(A block of data)
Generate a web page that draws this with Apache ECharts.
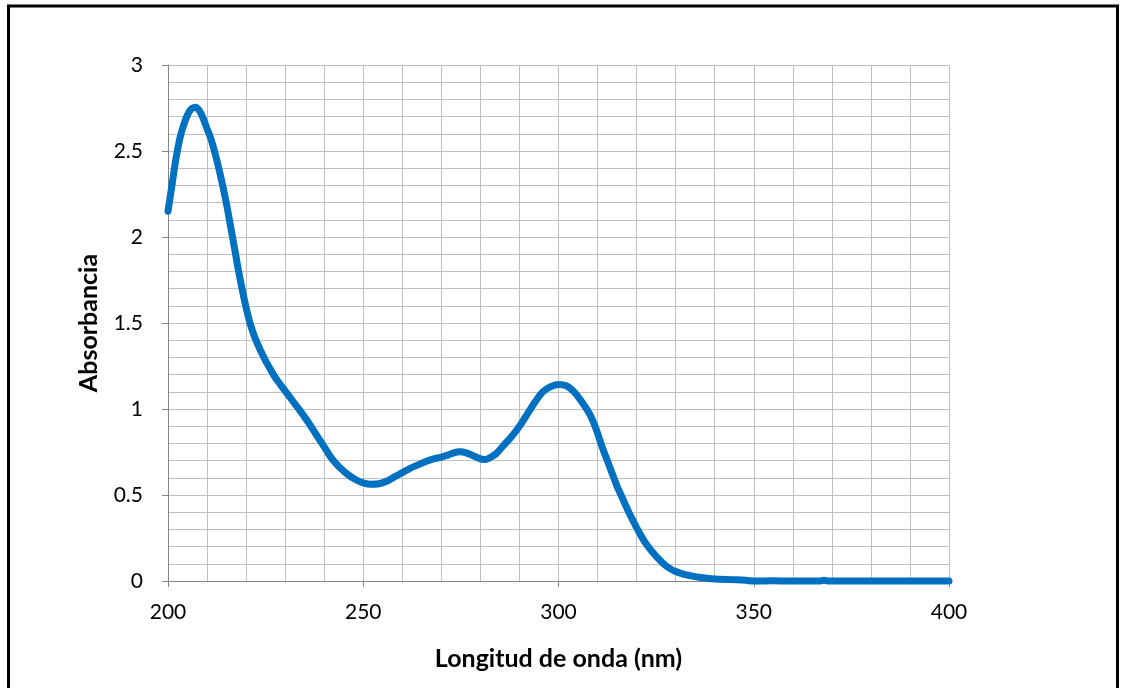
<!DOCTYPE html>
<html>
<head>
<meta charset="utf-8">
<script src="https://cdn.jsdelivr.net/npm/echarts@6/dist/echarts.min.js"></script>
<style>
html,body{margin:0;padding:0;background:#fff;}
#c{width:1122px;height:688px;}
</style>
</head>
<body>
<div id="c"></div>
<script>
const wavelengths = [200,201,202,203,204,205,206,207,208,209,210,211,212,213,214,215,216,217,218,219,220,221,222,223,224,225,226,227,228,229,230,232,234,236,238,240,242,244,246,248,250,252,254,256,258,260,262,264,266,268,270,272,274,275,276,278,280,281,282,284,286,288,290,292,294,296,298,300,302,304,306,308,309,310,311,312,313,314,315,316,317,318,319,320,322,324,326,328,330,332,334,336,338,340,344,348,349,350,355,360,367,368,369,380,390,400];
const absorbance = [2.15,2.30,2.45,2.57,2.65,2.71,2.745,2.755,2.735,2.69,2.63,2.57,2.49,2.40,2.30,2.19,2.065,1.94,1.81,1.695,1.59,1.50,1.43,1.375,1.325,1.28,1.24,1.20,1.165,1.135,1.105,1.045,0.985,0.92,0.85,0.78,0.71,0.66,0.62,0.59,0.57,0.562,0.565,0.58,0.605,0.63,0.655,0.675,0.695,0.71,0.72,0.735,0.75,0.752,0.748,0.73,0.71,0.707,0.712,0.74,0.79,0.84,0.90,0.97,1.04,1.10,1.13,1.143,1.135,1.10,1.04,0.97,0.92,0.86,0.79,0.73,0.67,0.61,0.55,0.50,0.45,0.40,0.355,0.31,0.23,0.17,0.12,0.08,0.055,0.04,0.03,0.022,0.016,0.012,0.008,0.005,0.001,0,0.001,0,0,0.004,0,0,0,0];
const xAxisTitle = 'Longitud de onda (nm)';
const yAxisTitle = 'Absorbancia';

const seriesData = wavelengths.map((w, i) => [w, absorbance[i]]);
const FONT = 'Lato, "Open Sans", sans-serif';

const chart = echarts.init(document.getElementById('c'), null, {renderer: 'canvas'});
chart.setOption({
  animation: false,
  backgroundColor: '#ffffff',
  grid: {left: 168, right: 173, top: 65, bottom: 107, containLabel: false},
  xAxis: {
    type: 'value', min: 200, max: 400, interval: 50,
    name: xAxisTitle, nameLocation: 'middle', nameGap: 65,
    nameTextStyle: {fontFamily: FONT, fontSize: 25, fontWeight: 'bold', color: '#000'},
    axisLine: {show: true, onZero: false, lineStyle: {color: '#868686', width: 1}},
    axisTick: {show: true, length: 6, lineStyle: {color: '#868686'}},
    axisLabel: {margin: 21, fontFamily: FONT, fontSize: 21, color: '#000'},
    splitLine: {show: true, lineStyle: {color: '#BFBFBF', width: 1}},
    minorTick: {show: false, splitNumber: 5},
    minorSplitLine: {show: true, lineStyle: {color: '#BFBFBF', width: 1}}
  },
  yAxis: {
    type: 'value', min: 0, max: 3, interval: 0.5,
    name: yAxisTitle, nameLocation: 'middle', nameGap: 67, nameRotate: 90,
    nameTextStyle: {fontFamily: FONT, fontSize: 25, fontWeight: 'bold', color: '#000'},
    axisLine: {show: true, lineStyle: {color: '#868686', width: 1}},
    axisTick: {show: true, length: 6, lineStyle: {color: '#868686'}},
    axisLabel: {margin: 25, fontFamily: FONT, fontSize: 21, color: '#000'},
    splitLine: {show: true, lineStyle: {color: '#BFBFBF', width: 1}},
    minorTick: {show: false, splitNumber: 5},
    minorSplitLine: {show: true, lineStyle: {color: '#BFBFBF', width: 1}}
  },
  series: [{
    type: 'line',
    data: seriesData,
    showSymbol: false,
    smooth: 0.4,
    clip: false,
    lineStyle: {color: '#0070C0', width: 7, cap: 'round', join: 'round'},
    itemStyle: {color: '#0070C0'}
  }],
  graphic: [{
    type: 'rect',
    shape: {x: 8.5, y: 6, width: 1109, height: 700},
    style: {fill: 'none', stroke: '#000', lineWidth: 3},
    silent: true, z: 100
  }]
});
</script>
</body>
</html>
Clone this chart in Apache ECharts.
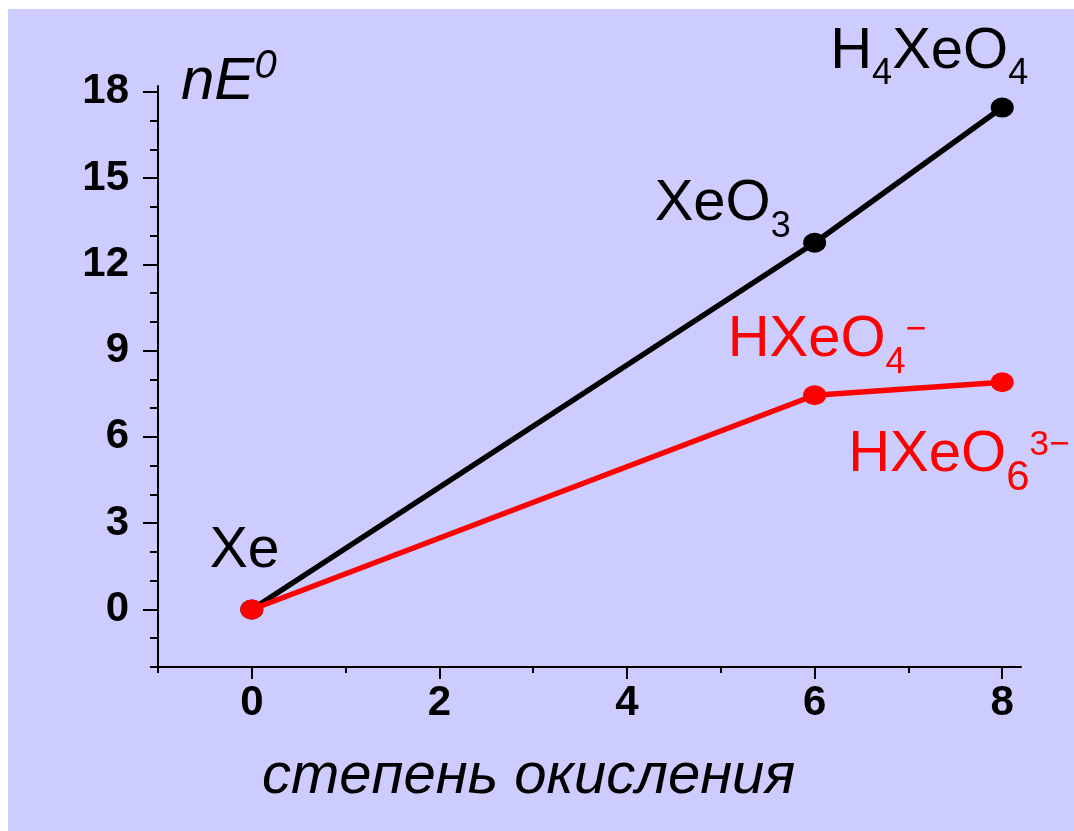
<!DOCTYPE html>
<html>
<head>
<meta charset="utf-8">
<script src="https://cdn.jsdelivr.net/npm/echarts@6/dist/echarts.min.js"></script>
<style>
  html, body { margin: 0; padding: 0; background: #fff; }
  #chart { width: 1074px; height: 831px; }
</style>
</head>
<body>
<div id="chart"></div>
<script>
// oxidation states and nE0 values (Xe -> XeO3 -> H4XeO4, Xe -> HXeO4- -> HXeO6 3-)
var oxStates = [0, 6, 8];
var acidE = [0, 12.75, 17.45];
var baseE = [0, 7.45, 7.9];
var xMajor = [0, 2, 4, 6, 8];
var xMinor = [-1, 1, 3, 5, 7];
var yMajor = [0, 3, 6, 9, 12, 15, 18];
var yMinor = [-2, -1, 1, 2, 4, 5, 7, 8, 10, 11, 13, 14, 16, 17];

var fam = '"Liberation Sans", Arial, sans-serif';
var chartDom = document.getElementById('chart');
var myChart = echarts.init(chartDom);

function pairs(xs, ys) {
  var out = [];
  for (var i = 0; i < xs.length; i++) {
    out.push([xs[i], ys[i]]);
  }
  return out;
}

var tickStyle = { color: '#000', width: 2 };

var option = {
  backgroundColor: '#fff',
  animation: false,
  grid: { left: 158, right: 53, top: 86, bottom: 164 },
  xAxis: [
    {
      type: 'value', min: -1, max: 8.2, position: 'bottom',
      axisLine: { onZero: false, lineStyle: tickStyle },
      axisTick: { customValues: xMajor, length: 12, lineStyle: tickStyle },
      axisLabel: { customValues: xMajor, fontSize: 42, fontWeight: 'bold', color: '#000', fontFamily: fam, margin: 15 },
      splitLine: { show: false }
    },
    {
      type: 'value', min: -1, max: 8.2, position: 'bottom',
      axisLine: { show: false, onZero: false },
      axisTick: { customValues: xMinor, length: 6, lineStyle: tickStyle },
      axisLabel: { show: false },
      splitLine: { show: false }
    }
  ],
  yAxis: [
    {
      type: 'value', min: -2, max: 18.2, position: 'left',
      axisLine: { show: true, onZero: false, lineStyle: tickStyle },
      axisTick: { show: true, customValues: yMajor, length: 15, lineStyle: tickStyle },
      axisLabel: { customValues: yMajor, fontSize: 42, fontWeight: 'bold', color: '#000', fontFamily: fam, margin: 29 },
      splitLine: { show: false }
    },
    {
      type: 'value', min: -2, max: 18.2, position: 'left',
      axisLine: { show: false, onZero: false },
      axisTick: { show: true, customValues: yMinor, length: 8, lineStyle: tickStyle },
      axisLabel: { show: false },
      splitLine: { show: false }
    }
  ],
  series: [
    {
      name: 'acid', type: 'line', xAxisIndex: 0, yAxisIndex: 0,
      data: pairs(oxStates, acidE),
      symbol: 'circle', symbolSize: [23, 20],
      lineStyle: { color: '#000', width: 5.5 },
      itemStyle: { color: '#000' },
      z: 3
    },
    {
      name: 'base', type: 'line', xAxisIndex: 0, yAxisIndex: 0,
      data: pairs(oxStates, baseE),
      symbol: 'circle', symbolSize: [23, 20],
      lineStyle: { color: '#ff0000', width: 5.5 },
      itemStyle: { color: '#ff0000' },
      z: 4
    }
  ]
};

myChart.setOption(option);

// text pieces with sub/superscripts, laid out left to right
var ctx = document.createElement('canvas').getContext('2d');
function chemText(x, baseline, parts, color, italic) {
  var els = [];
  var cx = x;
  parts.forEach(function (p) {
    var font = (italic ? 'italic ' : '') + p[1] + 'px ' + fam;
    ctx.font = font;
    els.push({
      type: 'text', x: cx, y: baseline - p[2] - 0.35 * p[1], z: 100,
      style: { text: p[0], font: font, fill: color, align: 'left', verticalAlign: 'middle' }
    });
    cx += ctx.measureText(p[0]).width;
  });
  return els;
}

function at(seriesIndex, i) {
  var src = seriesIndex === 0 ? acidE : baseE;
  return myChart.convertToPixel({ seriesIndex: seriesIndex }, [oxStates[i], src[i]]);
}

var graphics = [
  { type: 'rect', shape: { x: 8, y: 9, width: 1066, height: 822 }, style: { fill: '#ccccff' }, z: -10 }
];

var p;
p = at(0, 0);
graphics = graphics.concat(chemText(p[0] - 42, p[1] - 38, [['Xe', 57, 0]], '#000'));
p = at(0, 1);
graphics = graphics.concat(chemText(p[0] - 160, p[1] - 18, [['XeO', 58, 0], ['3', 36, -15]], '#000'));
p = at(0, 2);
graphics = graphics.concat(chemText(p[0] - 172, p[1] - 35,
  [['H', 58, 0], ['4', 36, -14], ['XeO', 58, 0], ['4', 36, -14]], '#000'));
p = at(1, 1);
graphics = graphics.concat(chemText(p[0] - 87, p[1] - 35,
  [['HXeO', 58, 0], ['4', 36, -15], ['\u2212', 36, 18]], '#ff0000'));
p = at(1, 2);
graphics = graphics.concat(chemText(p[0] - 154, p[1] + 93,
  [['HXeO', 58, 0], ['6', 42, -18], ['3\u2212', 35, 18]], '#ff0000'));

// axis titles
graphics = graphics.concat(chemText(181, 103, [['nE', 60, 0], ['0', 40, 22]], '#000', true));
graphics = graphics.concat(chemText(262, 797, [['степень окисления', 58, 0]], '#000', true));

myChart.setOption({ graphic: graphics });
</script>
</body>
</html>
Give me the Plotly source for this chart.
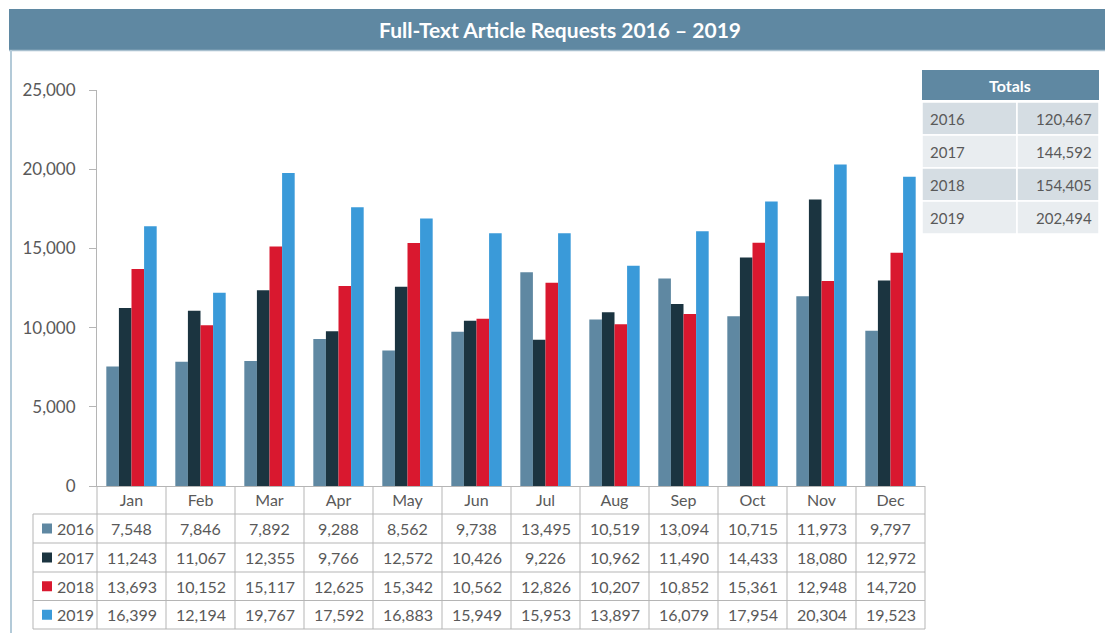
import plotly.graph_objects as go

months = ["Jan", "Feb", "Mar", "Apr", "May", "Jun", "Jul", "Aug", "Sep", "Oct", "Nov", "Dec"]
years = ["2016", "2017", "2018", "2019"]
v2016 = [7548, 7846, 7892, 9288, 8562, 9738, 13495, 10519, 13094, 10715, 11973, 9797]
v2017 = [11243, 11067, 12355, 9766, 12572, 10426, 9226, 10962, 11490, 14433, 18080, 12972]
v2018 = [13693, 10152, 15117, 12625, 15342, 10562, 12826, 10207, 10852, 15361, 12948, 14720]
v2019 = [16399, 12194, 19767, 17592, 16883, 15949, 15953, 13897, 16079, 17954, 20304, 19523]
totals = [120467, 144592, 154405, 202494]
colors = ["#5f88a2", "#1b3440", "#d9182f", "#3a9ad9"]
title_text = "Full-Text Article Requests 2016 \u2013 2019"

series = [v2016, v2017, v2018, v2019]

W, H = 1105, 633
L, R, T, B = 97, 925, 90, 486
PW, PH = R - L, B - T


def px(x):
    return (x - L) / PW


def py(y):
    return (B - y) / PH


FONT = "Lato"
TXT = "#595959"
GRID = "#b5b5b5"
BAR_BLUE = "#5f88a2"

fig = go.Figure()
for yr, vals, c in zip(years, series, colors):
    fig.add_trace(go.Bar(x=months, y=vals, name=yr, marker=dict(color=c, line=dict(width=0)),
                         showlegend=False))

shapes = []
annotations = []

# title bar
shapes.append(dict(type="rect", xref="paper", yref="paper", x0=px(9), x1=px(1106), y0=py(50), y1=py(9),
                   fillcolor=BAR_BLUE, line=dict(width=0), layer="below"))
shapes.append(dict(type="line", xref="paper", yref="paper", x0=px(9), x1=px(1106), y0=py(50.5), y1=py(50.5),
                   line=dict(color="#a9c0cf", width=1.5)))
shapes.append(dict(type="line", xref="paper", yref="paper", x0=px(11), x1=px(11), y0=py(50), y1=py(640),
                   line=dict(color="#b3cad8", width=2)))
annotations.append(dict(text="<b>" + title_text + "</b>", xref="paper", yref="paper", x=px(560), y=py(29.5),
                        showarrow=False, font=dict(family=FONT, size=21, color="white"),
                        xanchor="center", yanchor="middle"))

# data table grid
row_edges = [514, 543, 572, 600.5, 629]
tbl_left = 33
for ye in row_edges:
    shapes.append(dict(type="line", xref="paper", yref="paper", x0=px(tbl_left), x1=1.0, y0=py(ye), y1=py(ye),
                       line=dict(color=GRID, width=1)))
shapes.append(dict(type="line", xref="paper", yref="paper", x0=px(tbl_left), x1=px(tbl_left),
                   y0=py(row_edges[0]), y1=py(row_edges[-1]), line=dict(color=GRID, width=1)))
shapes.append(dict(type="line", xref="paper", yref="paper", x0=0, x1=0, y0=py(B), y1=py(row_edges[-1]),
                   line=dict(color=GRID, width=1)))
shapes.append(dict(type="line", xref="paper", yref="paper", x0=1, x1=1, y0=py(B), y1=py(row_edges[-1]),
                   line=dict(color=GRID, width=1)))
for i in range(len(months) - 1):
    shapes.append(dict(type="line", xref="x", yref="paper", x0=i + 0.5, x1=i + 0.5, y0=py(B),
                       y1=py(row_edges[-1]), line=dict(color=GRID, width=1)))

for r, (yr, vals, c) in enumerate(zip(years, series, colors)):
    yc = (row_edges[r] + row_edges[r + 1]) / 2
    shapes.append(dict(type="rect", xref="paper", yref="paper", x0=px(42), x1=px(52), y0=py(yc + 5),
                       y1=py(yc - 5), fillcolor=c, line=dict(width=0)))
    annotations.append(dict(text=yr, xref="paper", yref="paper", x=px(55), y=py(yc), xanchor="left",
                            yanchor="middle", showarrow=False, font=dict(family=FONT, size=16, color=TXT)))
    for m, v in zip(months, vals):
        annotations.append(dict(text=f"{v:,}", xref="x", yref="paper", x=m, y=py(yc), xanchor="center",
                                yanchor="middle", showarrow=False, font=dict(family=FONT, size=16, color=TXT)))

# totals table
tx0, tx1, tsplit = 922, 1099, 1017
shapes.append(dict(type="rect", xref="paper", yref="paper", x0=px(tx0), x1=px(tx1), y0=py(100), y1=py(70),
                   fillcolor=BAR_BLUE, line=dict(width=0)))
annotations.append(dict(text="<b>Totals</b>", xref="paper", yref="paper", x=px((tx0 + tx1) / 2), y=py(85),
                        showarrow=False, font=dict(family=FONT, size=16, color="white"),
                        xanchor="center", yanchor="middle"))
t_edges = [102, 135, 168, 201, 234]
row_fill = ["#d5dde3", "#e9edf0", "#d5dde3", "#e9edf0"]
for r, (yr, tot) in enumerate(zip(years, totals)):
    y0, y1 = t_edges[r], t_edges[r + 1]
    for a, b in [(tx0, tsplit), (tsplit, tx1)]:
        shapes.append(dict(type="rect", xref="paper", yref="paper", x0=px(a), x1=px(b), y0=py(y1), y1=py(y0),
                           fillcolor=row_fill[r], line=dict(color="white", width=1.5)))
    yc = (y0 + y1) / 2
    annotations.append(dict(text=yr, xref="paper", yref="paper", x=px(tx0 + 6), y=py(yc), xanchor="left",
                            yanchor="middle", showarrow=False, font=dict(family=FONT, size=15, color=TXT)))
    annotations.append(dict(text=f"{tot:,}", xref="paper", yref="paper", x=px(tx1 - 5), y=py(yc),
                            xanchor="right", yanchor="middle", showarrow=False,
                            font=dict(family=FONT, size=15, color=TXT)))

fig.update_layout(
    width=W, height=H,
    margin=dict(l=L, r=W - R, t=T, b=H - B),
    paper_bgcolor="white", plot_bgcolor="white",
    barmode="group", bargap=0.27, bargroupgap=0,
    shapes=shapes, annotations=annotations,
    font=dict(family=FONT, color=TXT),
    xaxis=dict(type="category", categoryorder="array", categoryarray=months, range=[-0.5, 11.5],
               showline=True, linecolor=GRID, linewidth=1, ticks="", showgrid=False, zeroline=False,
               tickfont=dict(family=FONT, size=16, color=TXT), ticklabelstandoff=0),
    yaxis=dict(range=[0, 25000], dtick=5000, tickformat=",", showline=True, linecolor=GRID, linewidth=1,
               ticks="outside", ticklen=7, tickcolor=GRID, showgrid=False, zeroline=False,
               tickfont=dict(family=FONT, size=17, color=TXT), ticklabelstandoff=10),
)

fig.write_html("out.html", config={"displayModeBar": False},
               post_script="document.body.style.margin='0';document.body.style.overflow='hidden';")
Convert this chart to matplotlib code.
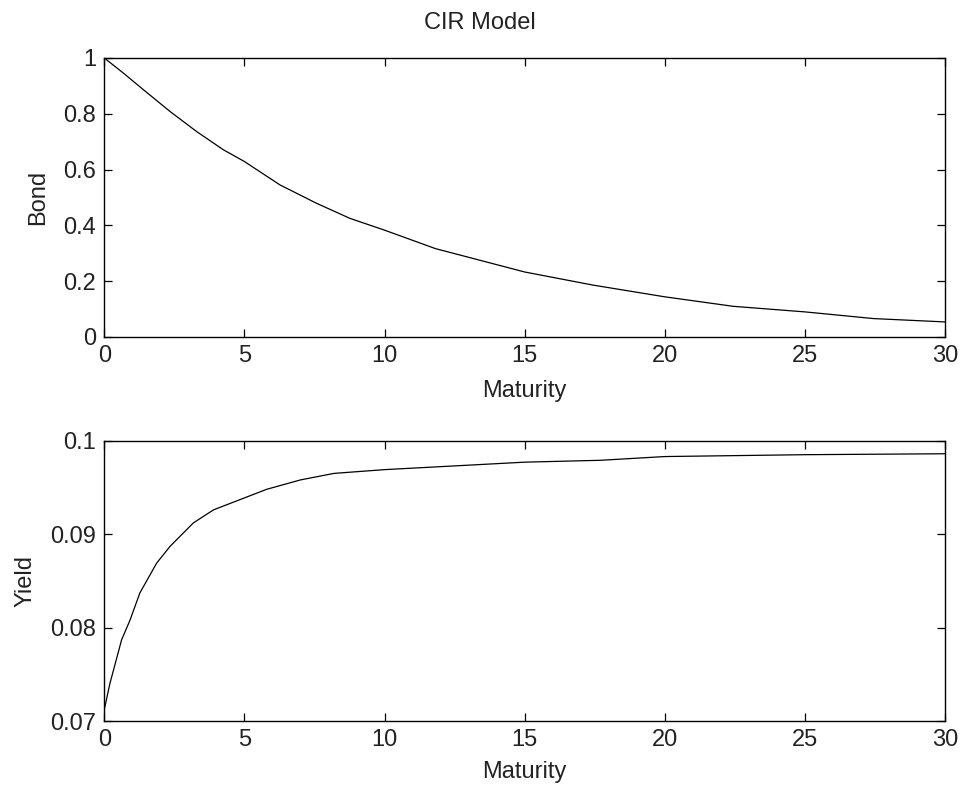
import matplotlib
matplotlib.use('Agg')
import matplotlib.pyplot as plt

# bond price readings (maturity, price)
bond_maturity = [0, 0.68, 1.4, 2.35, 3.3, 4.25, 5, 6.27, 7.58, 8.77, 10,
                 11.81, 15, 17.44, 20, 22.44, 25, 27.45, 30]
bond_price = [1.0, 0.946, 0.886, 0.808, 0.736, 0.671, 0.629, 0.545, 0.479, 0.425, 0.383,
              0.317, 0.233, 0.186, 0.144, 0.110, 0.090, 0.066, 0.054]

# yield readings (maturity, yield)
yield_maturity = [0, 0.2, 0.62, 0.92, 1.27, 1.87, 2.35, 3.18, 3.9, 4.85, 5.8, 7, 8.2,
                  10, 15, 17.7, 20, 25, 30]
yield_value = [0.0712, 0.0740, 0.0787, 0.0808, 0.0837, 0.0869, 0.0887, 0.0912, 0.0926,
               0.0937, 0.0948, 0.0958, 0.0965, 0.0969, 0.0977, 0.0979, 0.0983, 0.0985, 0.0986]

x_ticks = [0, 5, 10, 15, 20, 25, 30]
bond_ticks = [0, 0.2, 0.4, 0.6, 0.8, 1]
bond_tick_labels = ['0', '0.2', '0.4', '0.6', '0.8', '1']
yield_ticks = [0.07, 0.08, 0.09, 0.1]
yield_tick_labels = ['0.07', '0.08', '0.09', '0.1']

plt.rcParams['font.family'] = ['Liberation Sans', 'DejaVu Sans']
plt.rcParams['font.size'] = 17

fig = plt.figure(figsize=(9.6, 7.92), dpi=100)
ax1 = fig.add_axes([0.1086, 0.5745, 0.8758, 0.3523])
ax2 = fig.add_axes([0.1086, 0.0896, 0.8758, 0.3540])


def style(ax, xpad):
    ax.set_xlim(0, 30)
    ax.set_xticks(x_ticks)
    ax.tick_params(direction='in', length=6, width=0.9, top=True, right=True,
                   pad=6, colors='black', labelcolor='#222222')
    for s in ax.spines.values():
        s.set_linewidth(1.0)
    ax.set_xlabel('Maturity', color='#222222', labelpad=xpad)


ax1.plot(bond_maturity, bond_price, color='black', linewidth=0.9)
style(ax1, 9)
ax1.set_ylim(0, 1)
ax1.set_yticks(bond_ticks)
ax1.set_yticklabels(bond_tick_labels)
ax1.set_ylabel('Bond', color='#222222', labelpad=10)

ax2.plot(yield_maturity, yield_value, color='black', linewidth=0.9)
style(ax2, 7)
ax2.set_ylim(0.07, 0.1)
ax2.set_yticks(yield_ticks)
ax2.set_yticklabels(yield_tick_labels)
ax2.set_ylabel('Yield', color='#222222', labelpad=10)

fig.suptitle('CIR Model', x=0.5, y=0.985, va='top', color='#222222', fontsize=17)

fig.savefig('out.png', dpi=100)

GOAL OF THE EXERCISE
Retype the section that opens with the line holding "Convert this chart to matplotlib code." and closes with the line holding "ax.set_xlabel('Maturity', color='#222222', labelpad=xpad)", exactly as it reads, without any pictures.

SOLUTION FOR THIS PROBLEM
Convert this chart to matplotlib code.
import matplotlib
matplotlib.use('Agg')
import matplotlib.pyplot as plt

# bond price readings (maturity, price)
bond_maturity = [0, 0.68, 1.4, 2.35, 3.3, 4.25, 5, 6.27, 7.58, 8.77, 10,
                 11.81, 15, 17.44, 20, 22.44, 25, 27.45, 30]
bond_price = [1.0, 0.946, 0.886, 0.808, 0.736, 0.671, 0.629, 0.545, 0.479, 0.425, 0.383,
              0.317, 0.233, 0.186, 0.144, 0.110, 0.090, 0.066, 0.054]

# yield readings (maturity, yield)
yield_maturity = [0, 0.2, 0.62, 0.92, 1.27, 1.87, 2.35, 3.18, 3.9, 4.85, 5.8, 7, 8.2,
                  10, 15, 17.7, 20, 25, 30]
yield_value = [0.0712, 0.0740, 0.0787, 0.0808, 0.0837, 0.0869, 0.0887, 0.0912, 0.0926,
               0.0937, 0.0948, 0.0958, 0.0965, 0.0969, 0.0977, 0.0979, 0.0983, 0.0985, 0.0986]

x_ticks = [0, 5, 10, 15, 20, 25, 30]
bond_ticks = [0, 0.2, 0.4, 0.6, 0.8, 1]
bond_tick_labels = ['0', '0.2', '0.4', '0.6', '0.8', '1']
yield_ticks = [0.07, 0.08, 0.09, 0.1]
yield_tick_labels = ['0.07', '0.08', '0.09', '0.1']

plt.rcParams['font.family'] = ['Liberation Sans', 'DejaVu Sans']
plt.rcParams['font.size'] = 17

fig = plt.figure(figsize=(9.6, 7.92), dpi=100)
ax1 = fig.add_axes([0.1086, 0.5745, 0.8758, 0.3523])
ax2 = fig.add_axes([0.1086, 0.0896, 0.8758, 0.3540])


def style(ax, xpad):
    ax.set_xlim(0, 30)
    ax.set_xticks(x_ticks)
    ax.tick_params(direction='in', length=6, width=0.9, top=True, right=True,
                   pad=6, colors='black', labelcolor='#222222')
    for s in ax.spines.values():
        s.set_linewidth(1.0)
    ax.set_xlabel('Maturity', color='#222222', labelpad=xpad)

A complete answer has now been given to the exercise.